Wednesday, November 5, 2008

Identity Crisis?!?


I have never really considered or called myself an American. One, I may have been born there but I never lived in the US until four years ago. Second, I never really felt like I belonged in a country where no matter how well I spoke the language or picked up the culture, some people still needed to asked me where I was from originally.

Take for example, a good American friend of mine from here (L: forgive me for sharing this even after you explained it to me, it's too good an example) looked at a group photo of mine from college, and said something along the lines of all my friends having been internationals. Nope. All the people in the photograph had been Americans except maybe one/two. Many were Americans I think who had never in their lives left America. Ethnically my friends from the photo (taken after a performance - bhangra/hiphop) had been South Asian, African-American, Hispanic, etc. otherwise all those considered minority population and hence the question about their nationality. But what a question, and surprisingly all the way out here, even in Bangladesh!

Therefore, whatever problems Bangladesh may have, and we have quite a few - one of the poorest, highest crime rate (eh...one of the top i suppose), apparently even a terrorism breeding ground- I still belong and always will to Bangladesh first. If nothing else, nobody questions my nationality or ethnicity when I go about in this country.

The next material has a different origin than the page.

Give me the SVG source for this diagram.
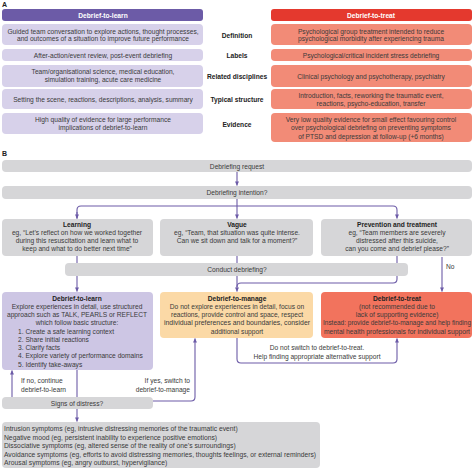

Also, we may be small and we may be poor but we did fight and gain our independence and the right to speak our mother-tongue.

P.S. I guess it's unfair of me to not add this: the friend I wrote about earlier did tell me that she assumed I was international (because I did not grow up in the US and we clearly had different definitions of identity/nationality etc.) and also the fact that all students of color at her college had been international students, is what made her ask me whether all the people in my photo had been international students also.